### EXERCISE DIRECTIONS
Copy exactly the lines from the start of the material through the line with "fig = plt.figure(figsize=(7.09, 5.64), dpi=100)". Pictures stay out of the copy.

****

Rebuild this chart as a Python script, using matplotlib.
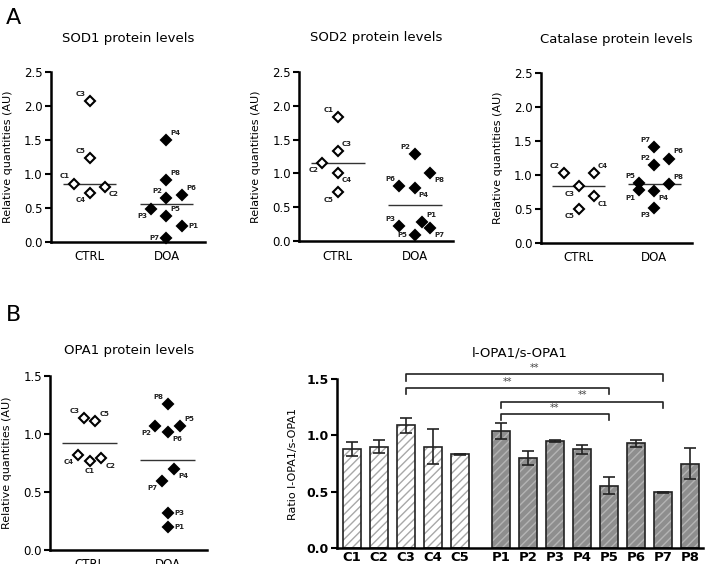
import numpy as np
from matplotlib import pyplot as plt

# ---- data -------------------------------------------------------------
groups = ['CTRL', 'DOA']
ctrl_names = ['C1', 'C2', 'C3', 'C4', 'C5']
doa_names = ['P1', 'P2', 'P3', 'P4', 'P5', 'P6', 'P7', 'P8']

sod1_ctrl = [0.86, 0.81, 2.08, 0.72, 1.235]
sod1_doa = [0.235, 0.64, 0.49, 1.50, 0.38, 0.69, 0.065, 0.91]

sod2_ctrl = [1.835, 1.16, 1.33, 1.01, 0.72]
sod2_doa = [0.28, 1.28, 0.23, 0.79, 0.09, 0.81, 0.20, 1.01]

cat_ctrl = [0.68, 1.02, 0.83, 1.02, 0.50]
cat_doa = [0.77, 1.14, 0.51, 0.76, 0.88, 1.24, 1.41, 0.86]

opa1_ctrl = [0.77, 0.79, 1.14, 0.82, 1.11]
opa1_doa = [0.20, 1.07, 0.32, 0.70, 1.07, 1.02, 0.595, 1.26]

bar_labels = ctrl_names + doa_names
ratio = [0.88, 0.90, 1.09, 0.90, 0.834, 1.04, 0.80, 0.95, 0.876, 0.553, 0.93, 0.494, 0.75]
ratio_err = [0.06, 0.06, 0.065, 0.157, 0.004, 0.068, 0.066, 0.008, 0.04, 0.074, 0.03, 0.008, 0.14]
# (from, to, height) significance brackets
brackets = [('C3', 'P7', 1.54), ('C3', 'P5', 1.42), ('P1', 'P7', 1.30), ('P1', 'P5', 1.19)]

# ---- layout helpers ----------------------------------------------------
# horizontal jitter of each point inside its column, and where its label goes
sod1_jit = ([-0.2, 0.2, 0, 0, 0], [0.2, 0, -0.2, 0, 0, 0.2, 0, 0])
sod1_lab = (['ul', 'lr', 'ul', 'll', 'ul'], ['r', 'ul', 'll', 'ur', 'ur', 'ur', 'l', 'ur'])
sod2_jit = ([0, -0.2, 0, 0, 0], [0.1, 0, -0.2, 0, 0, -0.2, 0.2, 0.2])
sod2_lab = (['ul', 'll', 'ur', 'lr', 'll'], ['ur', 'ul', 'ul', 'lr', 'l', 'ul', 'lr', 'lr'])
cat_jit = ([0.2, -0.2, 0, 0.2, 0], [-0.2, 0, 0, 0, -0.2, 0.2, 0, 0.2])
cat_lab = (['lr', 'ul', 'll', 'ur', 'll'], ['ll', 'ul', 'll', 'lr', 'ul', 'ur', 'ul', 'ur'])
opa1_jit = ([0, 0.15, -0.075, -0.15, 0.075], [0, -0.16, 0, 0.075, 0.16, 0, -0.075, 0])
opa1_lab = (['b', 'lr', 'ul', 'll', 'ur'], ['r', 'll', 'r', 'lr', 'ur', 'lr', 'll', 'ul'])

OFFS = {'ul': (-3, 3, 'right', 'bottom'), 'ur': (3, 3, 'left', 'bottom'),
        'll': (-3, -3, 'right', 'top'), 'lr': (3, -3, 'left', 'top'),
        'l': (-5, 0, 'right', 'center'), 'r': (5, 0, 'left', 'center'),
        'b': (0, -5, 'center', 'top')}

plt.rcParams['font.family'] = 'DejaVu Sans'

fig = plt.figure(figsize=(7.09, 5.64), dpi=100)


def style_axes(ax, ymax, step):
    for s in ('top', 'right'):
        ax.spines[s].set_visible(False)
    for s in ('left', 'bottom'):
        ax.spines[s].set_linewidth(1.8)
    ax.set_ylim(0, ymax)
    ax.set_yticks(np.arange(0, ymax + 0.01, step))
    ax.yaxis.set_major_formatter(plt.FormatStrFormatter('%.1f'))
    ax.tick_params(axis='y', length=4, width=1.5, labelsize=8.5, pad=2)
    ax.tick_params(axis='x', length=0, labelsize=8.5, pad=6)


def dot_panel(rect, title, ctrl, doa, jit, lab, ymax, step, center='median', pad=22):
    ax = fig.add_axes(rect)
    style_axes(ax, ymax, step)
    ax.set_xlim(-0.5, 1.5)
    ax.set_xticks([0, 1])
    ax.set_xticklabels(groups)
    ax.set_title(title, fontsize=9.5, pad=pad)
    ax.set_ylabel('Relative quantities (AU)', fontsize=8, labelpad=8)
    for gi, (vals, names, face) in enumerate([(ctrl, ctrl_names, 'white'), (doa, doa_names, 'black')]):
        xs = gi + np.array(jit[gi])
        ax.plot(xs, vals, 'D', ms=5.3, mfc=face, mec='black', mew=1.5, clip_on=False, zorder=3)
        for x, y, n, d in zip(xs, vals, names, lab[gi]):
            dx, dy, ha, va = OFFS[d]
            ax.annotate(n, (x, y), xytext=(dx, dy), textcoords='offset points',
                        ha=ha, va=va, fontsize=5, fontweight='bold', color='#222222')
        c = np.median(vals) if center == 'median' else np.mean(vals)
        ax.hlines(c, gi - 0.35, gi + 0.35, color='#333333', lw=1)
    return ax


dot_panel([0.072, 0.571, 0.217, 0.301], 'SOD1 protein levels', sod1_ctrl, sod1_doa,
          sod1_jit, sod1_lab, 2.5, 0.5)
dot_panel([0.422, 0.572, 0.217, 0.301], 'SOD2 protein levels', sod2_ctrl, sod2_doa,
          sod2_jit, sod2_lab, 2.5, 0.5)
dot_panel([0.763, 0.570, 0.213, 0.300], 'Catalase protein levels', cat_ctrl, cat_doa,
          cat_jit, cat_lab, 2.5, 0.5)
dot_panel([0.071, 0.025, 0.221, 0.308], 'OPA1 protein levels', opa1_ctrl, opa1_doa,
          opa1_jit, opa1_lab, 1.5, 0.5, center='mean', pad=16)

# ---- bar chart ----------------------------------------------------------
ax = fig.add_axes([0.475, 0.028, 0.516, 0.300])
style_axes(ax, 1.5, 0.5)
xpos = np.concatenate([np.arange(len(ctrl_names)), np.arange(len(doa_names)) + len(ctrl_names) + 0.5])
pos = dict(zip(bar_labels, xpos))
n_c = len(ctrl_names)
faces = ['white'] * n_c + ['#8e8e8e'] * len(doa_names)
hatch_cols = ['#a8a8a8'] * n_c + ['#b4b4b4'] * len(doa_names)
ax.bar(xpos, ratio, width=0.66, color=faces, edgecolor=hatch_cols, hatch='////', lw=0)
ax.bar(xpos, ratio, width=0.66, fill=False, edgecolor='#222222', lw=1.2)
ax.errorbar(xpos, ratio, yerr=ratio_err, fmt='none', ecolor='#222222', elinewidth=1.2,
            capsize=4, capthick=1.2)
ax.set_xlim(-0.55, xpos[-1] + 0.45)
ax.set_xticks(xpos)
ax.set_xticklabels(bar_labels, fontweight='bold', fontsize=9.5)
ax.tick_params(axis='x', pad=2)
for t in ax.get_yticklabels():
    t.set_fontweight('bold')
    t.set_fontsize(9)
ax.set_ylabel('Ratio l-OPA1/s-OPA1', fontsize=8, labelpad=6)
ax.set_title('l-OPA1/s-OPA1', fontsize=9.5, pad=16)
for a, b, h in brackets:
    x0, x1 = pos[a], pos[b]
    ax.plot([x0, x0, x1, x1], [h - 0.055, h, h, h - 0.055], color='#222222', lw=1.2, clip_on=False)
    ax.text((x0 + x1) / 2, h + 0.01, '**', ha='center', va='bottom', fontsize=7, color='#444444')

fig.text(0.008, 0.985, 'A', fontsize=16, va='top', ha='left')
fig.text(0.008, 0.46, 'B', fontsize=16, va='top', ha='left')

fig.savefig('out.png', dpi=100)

****

### WRITTEN RESPONSE
Rebuild this chart as a Python script, using matplotlib.
import numpy as np
from matplotlib import pyplot as plt

# ---- data -------------------------------------------------------------
groups = ['CTRL', 'DOA']
ctrl_names = ['C1', 'C2', 'C3', 'C4', 'C5']
doa_names = ['P1', 'P2', 'P3', 'P4', 'P5', 'P6', 'P7', 'P8']

sod1_ctrl = [0.86, 0.81, 2.08, 0.72, 1.235]
sod1_doa = [0.235, 0.64, 0.49, 1.50, 0.38, 0.69, 0.065, 0.91]

sod2_ctrl = [1.835, 1.16, 1.33, 1.01, 0.72]
sod2_doa = [0.28, 1.28, 0.23, 0.79, 0.09, 0.81, 0.20, 1.01]

cat_ctrl = [0.68, 1.02, 0.83, 1.02, 0.50]
cat_doa = [0.77, 1.14, 0.51, 0.76, 0.88, 1.24, 1.41, 0.86]

opa1_ctrl = [0.77, 0.79, 1.14, 0.82, 1.11]
opa1_doa = [0.20, 1.07, 0.32, 0.70, 1.07, 1.02, 0.595, 1.26]

bar_labels = ctrl_names + doa_names
ratio = [0.88, 0.90, 1.09, 0.90, 0.834, 1.04, 0.80, 0.95, 0.876, 0.553, 0.93, 0.494, 0.75]
ratio_err = [0.06, 0.06, 0.065, 0.157, 0.004, 0.068, 0.066, 0.008, 0.04, 0.074, 0.03, 0.008, 0.14]
# (from, to, height) significance brackets
brackets = [('C3', 'P7', 1.54), ('C3', 'P5', 1.42), ('P1', 'P7', 1.30), ('P1', 'P5', 1.19)]

# ---- layout helpers ----------------------------------------------------
# horizontal jitter of each point inside its column, and where its label goes
sod1_jit = ([-0.2, 0.2, 0, 0, 0], [0.2, 0, -0.2, 0, 0, 0.2, 0, 0])
sod1_lab = (['ul', 'lr', 'ul', 'll', 'ul'], ['r', 'ul', 'll', 'ur', 'ur', 'ur', 'l', 'ur'])
sod2_jit = ([0, -0.2, 0, 0, 0], [0.1, 0, -0.2, 0, 0, -0.2, 0.2, 0.2])
sod2_lab = (['ul', 'll', 'ur', 'lr', 'll'], ['ur', 'ul', 'ul', 'lr', 'l', 'ul', 'lr', 'lr'])
cat_jit = ([0.2, -0.2, 0, 0.2, 0], [-0.2, 0, 0, 0, -0.2, 0.2, 0, 0.2])
cat_lab = (['lr', 'ul', 'll', 'ur', 'll'], ['ll', 'ul', 'll', 'lr', 'ul', 'ur', 'ul', 'ur'])
opa1_jit = ([0, 0.15, -0.075, -0.15, 0.075], [0, -0.16, 0, 0.075, 0.16, 0, -0.075, 0])
opa1_lab = (['b', 'lr', 'ul', 'll', 'ur'], ['r', 'll', 'r', 'lr', 'ur', 'lr', 'll', 'ul'])

OFFS = {'ul': (-3, 3, 'right', 'bottom'), 'ur': (3, 3, 'left', 'bottom'),
        'll': (-3, -3, 'right', 'top'), 'lr': (3, -3, 'left', 'top'),
        'l': (-5, 0, 'right', 'center'), 'r': (5, 0, 'left', 'center'),
        'b': (0, -5, 'center', 'top')}

plt.rcParams['font.family'] = 'DejaVu Sans'

fig = plt.figure(figsize=(7.09, 5.64), dpi=100)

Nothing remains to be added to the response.